War, of all things




With 30,000 books on Vietnam, why write another? Tom Bissell, born in Escanaba, Michigan, after America’s involvement in Vietnam ended in 1973, says about his 2007 memoir The Father of All Things:

“I bring to the Vietnam War only this: I have spent most of my life thinking about it.”

His father served along with 3 million other Americans in Vietnam and saw combat along with 800,000 of them.

Some years ago Tom and his father John traveled to Vietnam together, and Tom wrote a magazine article about it, not realizing at the time it would develop into an obsession and a book. Tom’s father was deeply troubled after his Vietnam experience, which affected his struggling marriage and the raising of his boys. The trip to Vietnam drew Tom into a consuming exploration of the country, the war, and his own feelings about having a father who served there.

The flyleaf says:

. . . he “explores the many debates about the war, from whether it was winnable to Ho Chi Minh’s motivations to why American leaders lie so often. Above all, he shows how the war has continued to influence American views on foreign policy more than 30 years later.”
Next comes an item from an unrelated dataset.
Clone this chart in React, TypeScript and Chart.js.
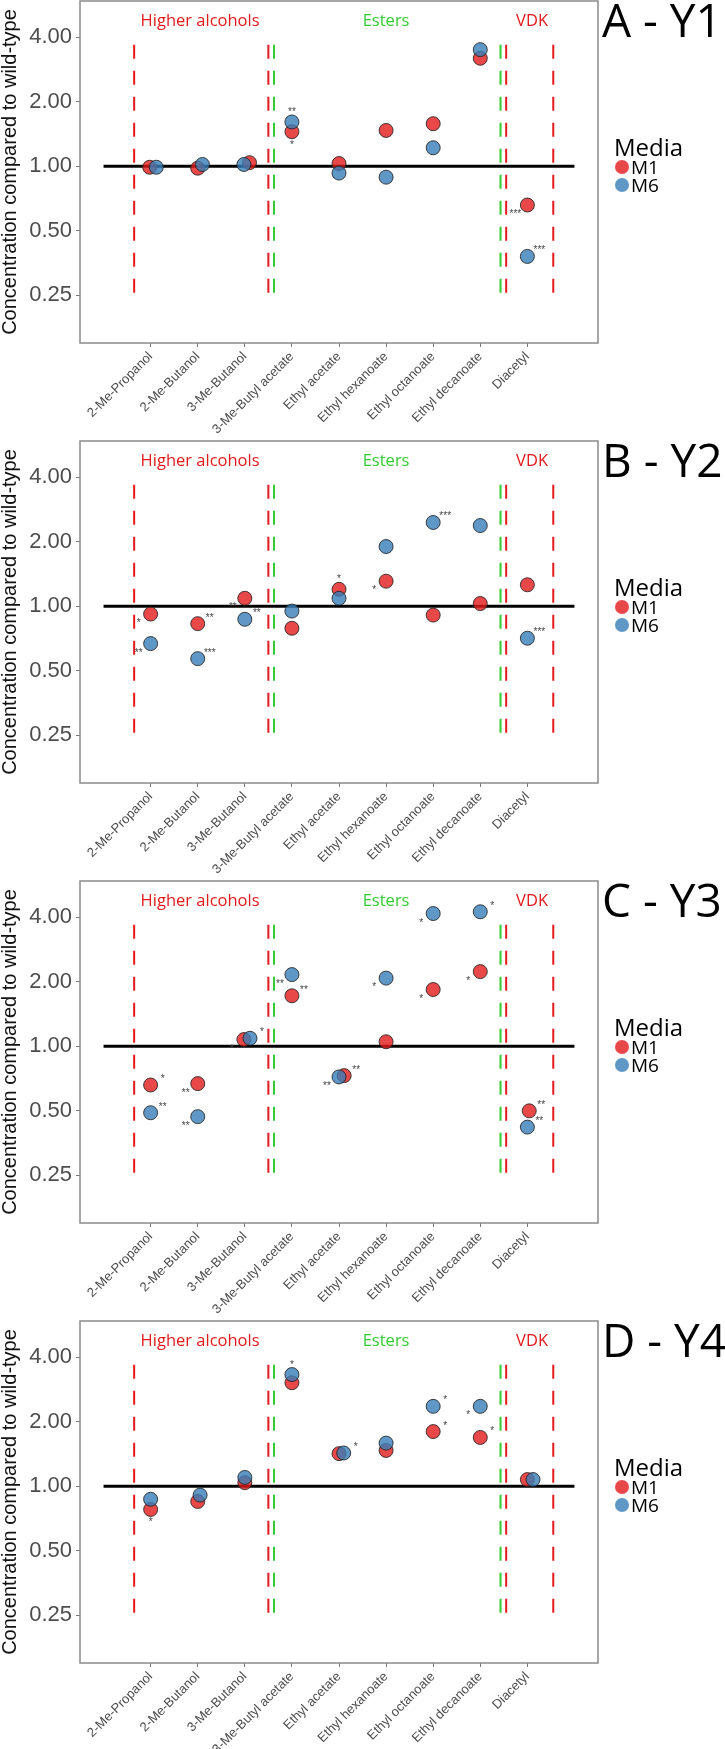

He wanted to interweave his emotional experience with the historical facts. He didn’t intend to write about “war’s endless legacy,” but it ended up being inevitable that he did so.

This is Tom’s fourth book, you can read the NYTimes book review here, and I posted about it in March. Back in 1993 I took ENG 453 Contemporary American Poetry with Tom, and our instructor was Professor Diane Wakoski, who became my poet mentor and has remained good friends with Tom. The three of us will have lunch together Monday, along with a couple of students and a fiction writing professor.

My department invited Tom to come back for a visit to talk with current English students about his life in writing. I get to truck him around campus Monday and Tuesday to meet with folks.

I started reading The Father of All Things yesterday. Nothing like cramming before the exam, er, I mean visit.

In the Introduction, Tom writes:

“War is a force of influence above all else—the most purely distilled form of partisanship ever devised. Yet war’s energies and dark matter are too complicated to allow anyone the certain physics of right and wrong. When war begins, leaders inevitably frown as they promise courage and bravery, guarantee tragic sacrifice, yet vow, all the same, to see it through. What any war’s igniters rarely admit are the small, terrible truths that have held firm for every war ever fought, no matter how necessary or avoidable: This will be horrible, and whatever happens will scar us for decades to come. Indeed, even necessary wars can destroy the trust of people in their leaders, just as war destroys human beings on both sides of the rifle.

War is appetitive. It devours goodwill, landscape, cultures, mothers, and fathers—before finally forcing us, the orphans, to pick up the pieces. These pages are, I hope, a few such pieces.”